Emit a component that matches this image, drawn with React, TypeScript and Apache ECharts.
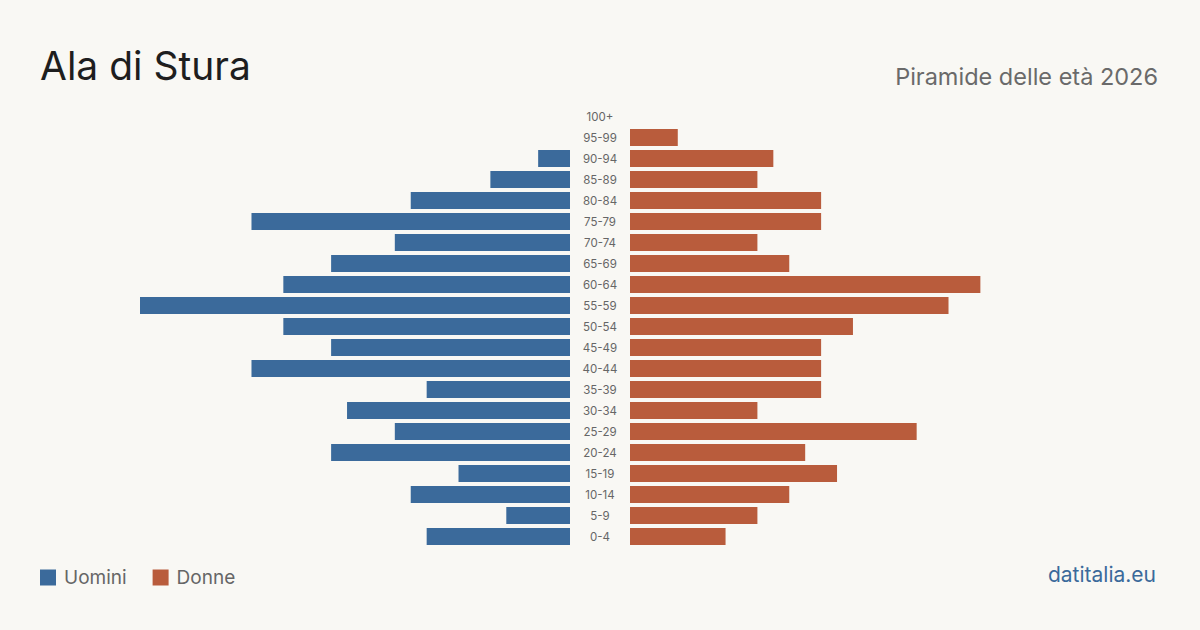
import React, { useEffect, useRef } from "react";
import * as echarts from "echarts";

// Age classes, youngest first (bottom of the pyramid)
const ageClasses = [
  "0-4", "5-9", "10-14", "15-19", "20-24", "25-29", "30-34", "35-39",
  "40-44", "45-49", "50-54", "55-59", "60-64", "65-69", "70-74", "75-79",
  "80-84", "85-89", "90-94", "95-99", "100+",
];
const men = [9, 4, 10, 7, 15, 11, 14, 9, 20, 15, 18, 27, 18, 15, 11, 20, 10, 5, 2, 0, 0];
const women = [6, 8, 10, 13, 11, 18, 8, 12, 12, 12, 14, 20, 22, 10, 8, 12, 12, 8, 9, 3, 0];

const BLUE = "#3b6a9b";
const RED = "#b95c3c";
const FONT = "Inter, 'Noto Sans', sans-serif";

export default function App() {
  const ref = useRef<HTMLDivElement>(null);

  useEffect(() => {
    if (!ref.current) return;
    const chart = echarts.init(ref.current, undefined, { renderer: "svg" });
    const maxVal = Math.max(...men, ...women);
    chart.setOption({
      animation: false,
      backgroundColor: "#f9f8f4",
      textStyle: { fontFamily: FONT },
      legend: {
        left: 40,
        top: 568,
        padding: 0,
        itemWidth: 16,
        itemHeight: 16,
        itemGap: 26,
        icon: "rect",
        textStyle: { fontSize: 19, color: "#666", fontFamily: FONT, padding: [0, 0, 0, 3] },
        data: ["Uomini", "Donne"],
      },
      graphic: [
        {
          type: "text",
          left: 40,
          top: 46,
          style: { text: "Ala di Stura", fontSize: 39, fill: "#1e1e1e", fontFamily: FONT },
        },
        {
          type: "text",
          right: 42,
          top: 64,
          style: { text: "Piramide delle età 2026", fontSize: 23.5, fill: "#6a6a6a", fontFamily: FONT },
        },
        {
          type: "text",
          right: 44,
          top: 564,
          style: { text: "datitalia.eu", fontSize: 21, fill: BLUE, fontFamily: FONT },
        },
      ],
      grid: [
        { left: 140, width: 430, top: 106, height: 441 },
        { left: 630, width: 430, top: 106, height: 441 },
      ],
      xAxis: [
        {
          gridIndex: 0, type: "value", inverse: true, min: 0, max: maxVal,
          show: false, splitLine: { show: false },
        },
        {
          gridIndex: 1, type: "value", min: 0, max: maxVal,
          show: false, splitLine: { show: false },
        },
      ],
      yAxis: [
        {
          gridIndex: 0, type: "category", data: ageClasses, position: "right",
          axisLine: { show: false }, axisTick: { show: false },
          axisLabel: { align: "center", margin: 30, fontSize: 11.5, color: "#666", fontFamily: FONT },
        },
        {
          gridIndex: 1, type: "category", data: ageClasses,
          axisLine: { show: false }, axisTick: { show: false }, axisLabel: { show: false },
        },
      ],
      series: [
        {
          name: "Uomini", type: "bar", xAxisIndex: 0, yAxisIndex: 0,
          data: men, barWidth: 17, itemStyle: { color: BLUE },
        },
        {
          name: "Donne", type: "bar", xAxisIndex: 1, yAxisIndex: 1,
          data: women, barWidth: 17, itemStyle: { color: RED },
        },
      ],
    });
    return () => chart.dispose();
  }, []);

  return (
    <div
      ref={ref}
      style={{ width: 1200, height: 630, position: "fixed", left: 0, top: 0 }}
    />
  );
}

---*---

§ **What is being asked**
Using the material above, set down every line exactly, but skip the pictures.

§ **Result for this task**
Emit a component that matches this image, drawn with React, TypeScript and Apache ECharts.
import React, { useEffect, useRef } from "react";
import * as echarts from "echarts";

// Age classes, youngest first (bottom of the pyramid)
const ageClasses = [
  "0-4", "5-9", "10-14", "15-19", "20-24", "25-29", "30-34", "35-39",
  "40-44", "45-49", "50-54", "55-59", "60-64", "65-69", "70-74", "75-79",
  "80-84", "85-89", "90-94", "95-99", "100+",
];
const men = [9, 4, 10, 7, 15, 11, 14, 9, 20, 15, 18, 27, 18, 15, 11, 20, 10, 5, 2, 0, 0];
const women = [6, 8, 10, 13, 11, 18, 8, 12, 12, 12, 14, 20, 22, 10, 8, 12, 12, 8, 9, 3, 0];

const BLUE = "#3b6a9b";
const RED = "#b95c3c";
const FONT = "Inter, 'Noto Sans', sans-serif";

export default function App() {
  const ref = useRef<HTMLDivElement>(null);

  useEffect(() => {
    if (!ref.current) return;
    const chart = echarts.init(ref.current, undefined, { renderer: "svg" });
    const maxVal = Math.max(...men, ...women);
    chart.setOption({
      animation: false,
      backgroundColor: "#f9f8f4",
      textStyle: { fontFamily: FONT },
      legend: {
        left: 40,
        top: 568,
        padding: 0,
        itemWidth: 16,
        itemHeight: 16,
        itemGap: 26,
        icon: "rect",
        textStyle: { fontSize: 19, color: "#666", fontFamily: FONT, padding: [0, 0, 0, 3] },
        data: ["Uomini", "Donne"],
      },
      graphic: [
        {
          type: "text",
          left: 40,
          top: 46,
          style: { text: "Ala di Stura", fontSize: 39, fill: "#1e1e1e", fontFamily: FONT },
        },
        {
          type: "text",
          right: 42,
          top: 64,
          style: { text: "Piramide delle età 2026", fontSize: 23.5, fill: "#6a6a6a", fontFamily: FONT },
        },
        {
          type: "text",
          right: 44,
          top: 564,
          style: { text: "datitalia.eu", fontSize: 21, fill: BLUE, fontFamily: FONT },
        },
      ],
      grid: [
        { left: 140, width: 430, top: 106, height: 441 },
        { left: 630, width: 430, top: 106, height: 441 },
      ],
      xAxis: [
        {
          gridIndex: 0, type: "value", inverse: true, min: 0, max: maxVal,
          show: false, splitLine: { show: false },
        },
        {
          gridIndex: 1, type: "value", min: 0, max: maxVal,
          show: false, splitLine: { show: false },
        },
      ],
      yAxis: [
        {
          gridIndex: 0, type: "category", data: ageClasses, position: "right",
          axisLine: { show: false }, axisTick: { show: false },
          axisLabel: { align: "center", margin: 30, fontSize: 11.5, color: "#666", fontFamily: FONT },
        },
        {
          gridIndex: 1, type: "category", data: ageClasses,
          axisLine: { show: false }, axisTick: { show: false }, axisLabel: { show: false },
        },
      ],
      series: [
        {
          name: "Uomini", type: "bar", xAxisIndex: 0, yAxisIndex: 0,
          data: men, barWidth: 17, itemStyle: { color: BLUE },
        },
        {
          name: "Donne", type: "bar", xAxisIndex: 1, yAxisIndex: 1,
          data: women, barWidth: 17, itemStyle: { color: RED },
        },
      ],
    });
    return () => chart.dispose();
  }, []);

  return (
    <div
      ref={ref}
      style={{ width: 1200, height: 630, position: "fixed", left: 0, top: 0 }}
    />
  );
}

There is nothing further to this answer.